Lei invita a guardare con un occhio comunque positivo alla realtà, contro gli scoraggiamenti che attraversano la nostra società in maniera così profonda e incisiva. Se dovesse rivolgere una parola a quanti non vedono la croce e la risurrezione, perché magari non credono o credono di non credere, o perché, in ogni caso, le sentono lontane, cosa indicherebbe?

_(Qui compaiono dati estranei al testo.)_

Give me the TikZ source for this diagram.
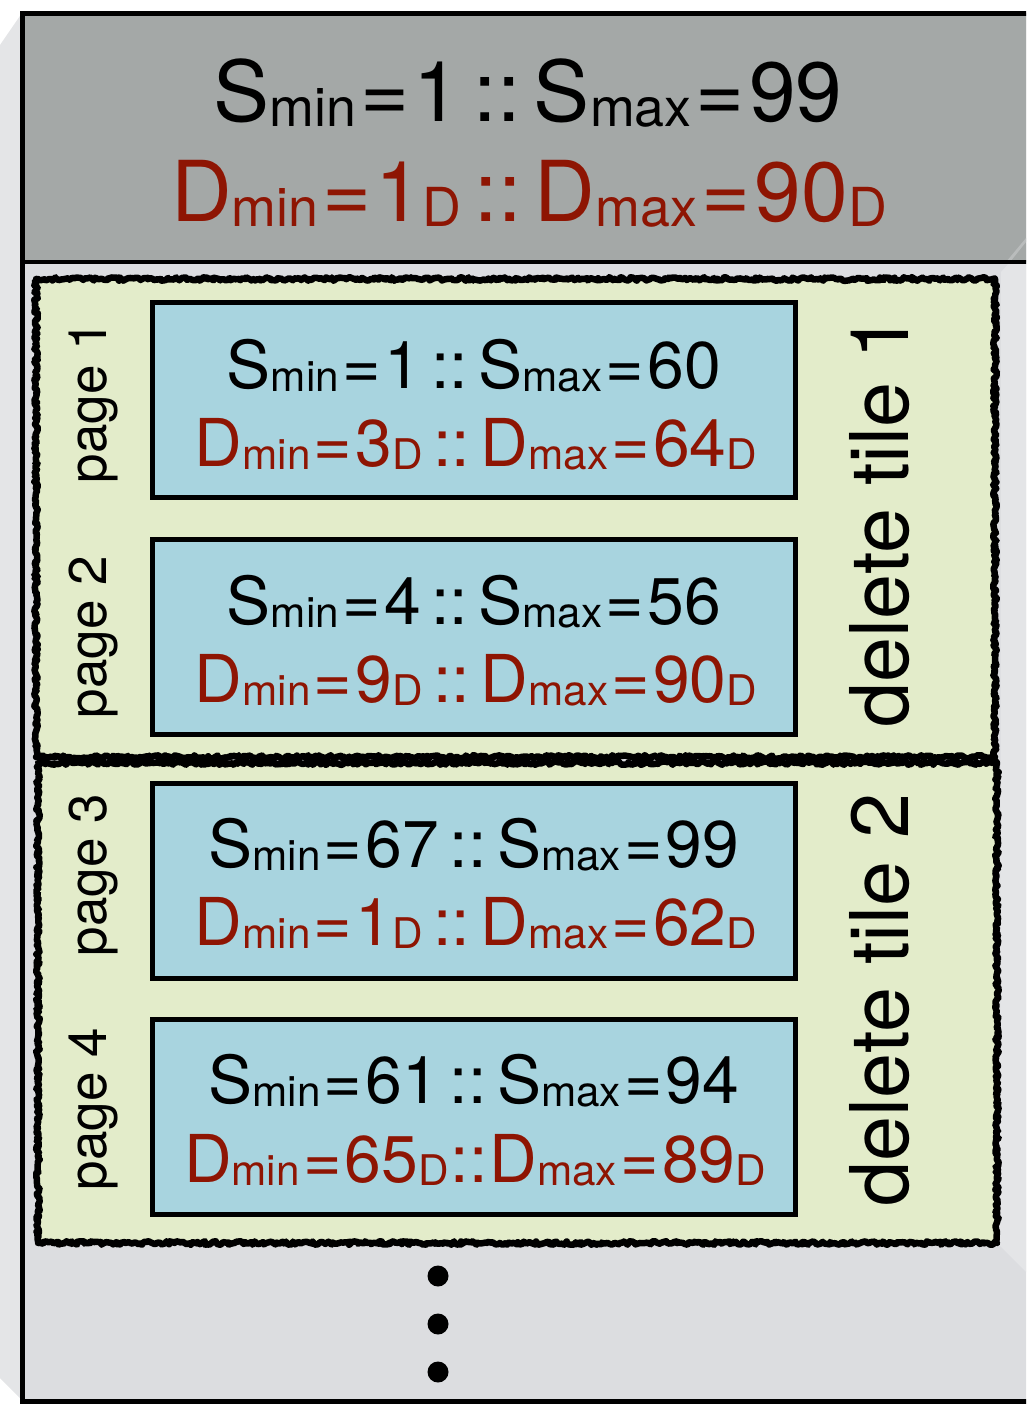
\documentclass[tikz,border=0pt]{standalone}
\usepackage{fontspec}
\usepackage{graphicx}
\setmainfont{TeX Gyre Heros}
\usetikzlibrary{decorations.pathmorphing}
\definecolor{hdrgrey}{HTML}{A4A8A7}
\definecolor{hdrshine}{HTML}{B9BCBC}
\definecolor{bodygrey}{HTML}{DCDDE0}
\definecolor{sidegrey}{HTML}{E4E5E7}
\definecolor{tilegreen}{HTML}{E3ECCA}
\definecolor{pageblue}{HTML}{A8D4DF}
\definecolor{dred}{HTML}{8E1503}
\newcommand{\lsub}[1]{\raisebox{-0.05em}{\scalebox{0.64}{#1}}}
\newcommand{\myeq}{\kern0.05em=\kern0.05em}
\newcommand{\mysep}{\hspace{0.16em}::\hspace{0.16em}}
\tikzset{
  hdrtxt/.style={font=\fontsize{84}{90}\selectfont, anchor=base, inner sep=0pt},
  boxtxt/.style={font=\fontsize{66}{72}\selectfont, anchor=base, inner sep=0pt},
  redtxt/.style={text=dred},
  pagebox/.style={draw=black, line width=5pt, fill=pageblue, minimum width=643pt, minimum height=195pt, inner sep=0pt, outer sep=0pt},
  tilebox/.style={fill=tilegreen, minimum width=959pt, inner sep=0pt, outer sep=0pt},
  roughline/.style={draw=black, line width=6.5pt, line join=round, decorate, decoration={random steps, segment length=2pt, amplitude=1.8pt}},
  pagelbl/.style={rotate=90, font=\fontsize{53}{56}\selectfont, inner sep=0pt},
  tilelbl/.style={rotate=90, font=\fontsize{81}{84}\selectfont, inner sep=0pt},
  dot/.style={circle, fill=black, minimum size=21pt, inner sep=0pt}
}
\begin{document}
\begin{tikzpicture}[x=1pt, y=-1pt]
\useasboundingbox (0,0) rectangle (1026,1404);
\clip (0,0) rectangle (1026,1404);
% left side face
\fill[sidegrey] (0,45) -- (22,13) -- (22,1400) -- (0,1378) -- cycle;
% body and header
\fill[bodygrey] (22,13) rectangle (1040,1404);
\fill[sidegrey] (1001,272) -- (1026,244) -- (1026,1272) -- (1000,1246) -- cycle;
\fill[hdrgrey] (22,13) rectangle (1040,262);
\fill[hdrshine] (1006,262) -- (1026,238) -- (1026,242) -- (1010,262) -- cycle;
% frame
\draw[line width=5pt] (22,1404) -- (22,14) -- (1040,14);
\draw[line width=4.5pt] (22,262) -- (1040,262);
\draw[line width=5pt] (20,1401) -- (1040,1401);

% header text
\node[hdrtxt] (h1) at (528,122) {S\lsub{min}\myeq 1\mysep S\lsub{max}\myeq 99};
\node[hdrtxt, redtxt] (h2) at (529,222) {D\lsub{min}\myeq 1\lsub{D}\mysep D\lsub{max}\myeq 90\lsub{D}};

% delete tiles
\node[tilebox, minimum height=478pt] (t1) at (515.5,518) {};
\node[tilebox, minimum height=480pt] (t2) at (517.5,1003) {};
\path[roughline] (t1.north west) rectangle (t1.south east);
\path[roughline] (t2.north west) rectangle (t2.south east);

% pages
\node[pagebox] (b1) at (474,400) {};
\node[pagebox] (b2) at (474,637) {};
\node[pagebox] (b3) at (474,880.5) {};
\node[pagebox] (b4) at (474,1117) {};

\node[boxtxt] (b1s) at (474,388) {S\lsub{min}\myeq 1\mysep S\lsub{max}\myeq 60};
\node[boxtxt, redtxt] (b1d) at (476,466) {D\lsub{min}\myeq 3\lsub{D}\mysep D\lsub{max}\myeq 64\lsub{D}};
\node[boxtxt] (b2s) at (474,624) {S\lsub{min}\myeq 4\mysep S\lsub{max}\myeq 56};
\node[boxtxt, redtxt] (b2d) at (476,702) {D\lsub{min}\myeq 9\lsub{D}\mysep D\lsub{max}\myeq 90\lsub{D}};
\node[boxtxt] (b3s) at (474,867) {S\lsub{min}\myeq 67\mysep S\lsub{max}\myeq 99};
\node[boxtxt, redtxt] (b3d) at (476,945) {D\lsub{min}\myeq 1\lsub{D}\mysep D\lsub{max}\myeq 62\lsub{D}};
\node[boxtxt] (b4s) at (474,1103) {S\lsub{min}\myeq 61\mysep S\lsub{max}\myeq 94};
\node[boxtxt, redtxt] (b4d) at (475,1182) {D\lsub{min}\myeq 65\lsub{D}\kern0.03em::\kern0.03em D\lsub{max}\myeq 89\lsub{D}};

% labels
\node[pagelbl] (l1) at (93,402) {page 1};
\node[pagelbl] (l2) at (93,637) {page 2};
\node[pagelbl] (l3) at (93,875) {page 3};
\node[pagelbl] (l4) at (93,1109) {page 4};
\node[tilelbl] (d1) at (880,521) {delete tile 1};
\node[tilelbl] (d2) at (880,1000) {delete tile 2};

% continuation dots
\node[dot] (c1) at (438,1276) {};
\node[dot] (c2) at (438,1324) {};
\node[dot] (c3) at (438,1372) {};
\end{tikzpicture}
\end{document}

Vorrei dire una parola, commentando il Vangelo di Pasqua con Maria Maddalena che piange vicino al luogo dove è stato sepolto Gesù. Si avvicina una presenza misteriosa che le chiede perché pianga, e lei risponde: «Hanno portato via il mio Signore». Il pianto dell’umanità è dovuto al fatto di essere privata di ciò che possedeva o di ciò che immaginava di possedere. Il pianto dell’umanità è quello di chi si volge al passato e a ciò che ha perduto. Ecco cosa pensa l’umanità di se stessa: che siamo destinati alla morte e che l’unica consolazione è la patetica esecuzione di un rito funebre. Ma in questa desolazione c’è una parola che risuona e Maria riconosce il “Maestro”. Questo è l’augurio: di riconoscere che il ripiegamento su di sé e sul proprio dolore, sul proprio io, sulla nostalgia di quella che forse era un’epoca felice, è una forma di desolazione senza soluzione, ma che esiste un altro punto di vista, una possibilità di guardare a un orizzonte di speranza. Non si tratta di un ottimismo volontaristico, ma di rispondere a una chiamata che viene da Colui che può offrirci una promessa affidabile. Si tratta di volgersi verso il Signore Gesù, riconoscendo che Lui ci chiama per nome e può riempire di gioia la nostra vita, dare un senso al nostro futuro e farlo diventare una missione. Ecco quello che vorrei augurare a ognuno, di distogliere lo sguardo dal ripiegamento sulle nostalgie, sul proprio rimpianto e, invece, di volgersi verso una promessa di vita che dà fondamento alla speranza.